A function $p:(X,{\mathcal{T}}_X)\to (Y,{\mathcal{T}}_Y)$ between two topological spaces is a quotient map if it satisfies the following conditions:

• $p$ is Surjective
• $U\in {\mathcal{T}}_Y\iff p^{-1}(U)\in {\mathcal{T}}_X\text{or}(Y\setminus U)\in {\mathcal{T}}_Y\iff (X\setminus p^{-1}(U))\in {\mathcal{T}}_X$
  • Equivalent: $p\in C^0$ ($p$ is continuous) and $p$ is open or Closed Map.

Facts

Consider two quotient maps $p:X\to Y$ and $f:Y\to Z$. The composite map of the quotient maps $f\circ p$ is a quotient map

Consider a quotient map $p:(X,{\mathcal{T}}_X)\to (Y,{\mathcal{T}}_Y)$ between two topological spaces, a subset $A\subset X\text{s.t.}{p}^{-1}(p(A))$, and a function $p{|}_A:A\to p(A)$ with restricted domain. Then,

• If $A$ is either open or closed in $X$, then the function $p{|}_A$ is a quotient map $A\in {\mathcal{T}}_{\mathcal{X}}\text{or}(X\setminus A)\in {\mathcal{T}}_X⟹p{|}_A\text{is a quotient map}$
• If $p$ is either an Open Map or a Closed Map, then the function $p{|}_A$ is a quotient map.
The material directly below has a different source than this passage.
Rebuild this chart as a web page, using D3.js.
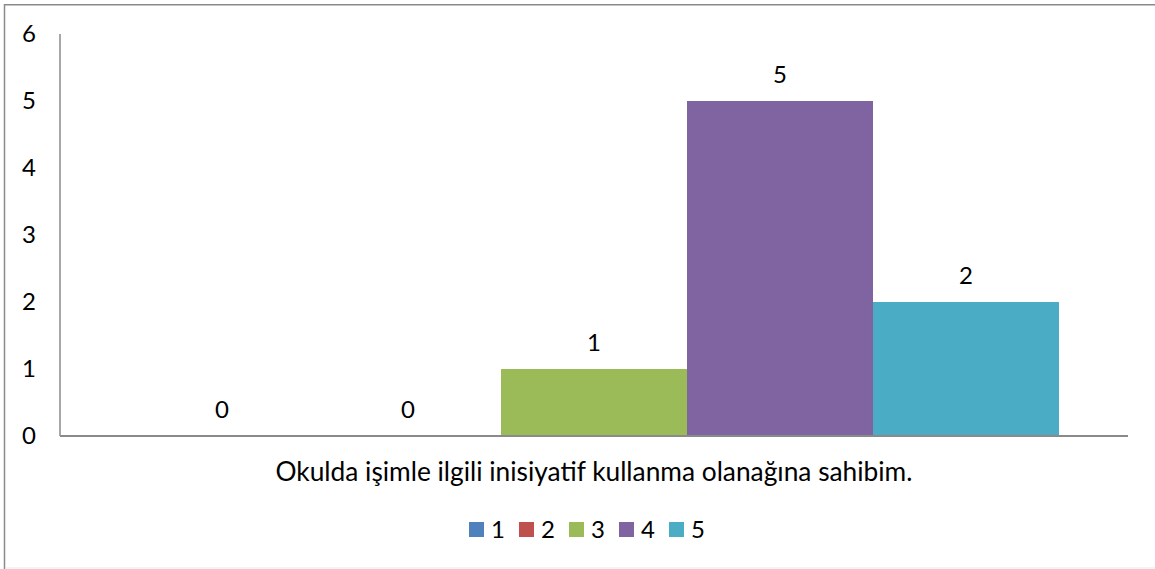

Consider a quotient map $p:(X,{\mathcal{T}}_X)\to (Y,{\mathcal{T}}_Y)$, and a function $g:(X,{\mathcal{T}}_X)\to (Z,{\mathcal{T}}_Z)$ satisfying $\forall y\in Y,g{|}_{p^{-1}}(\{y\})=c$ where $c$ is a constant, between topological spaces. Then,

• There exists a function such that the composite function $f\circ p$ is equal to $g$ $\exists f:(Y,{\mathcal{T}}_Y)\to (Z,{\mathcal{T}}_Z)\text{s.t.}f\circ p=g$
• $f$ is continuous if and only if $g$ is continuous $f\in C^0\iff g\in C^0$
• $f$ is a quotient map $\iff$ $g$ is a quotient map

Consider a Surjective continuous map $g:(X,{\mathcal{T}}_X)\to (Z,{\mathcal{T}}_Z)$ between topological spaces, and a Partition $X^{\ast }=\{g^{-1}(\{z\})|z\in Z\}$. We can generate a Quotient Topology ${\mathcal{T}}_q$ with the map $q$ that maps each point $x\in X$ to its Equivalence Class $[x]$ in $X^{\ast }$. Then,

• There exists a Bijective continuous map $f:X^{\ast }\to Z$ and $f$ is a Homeomorphism if and only if $g$ is a quotient map.
• If $Z$ is Hausdorff Space then $X^{\ast }$ is Hausdorff Space.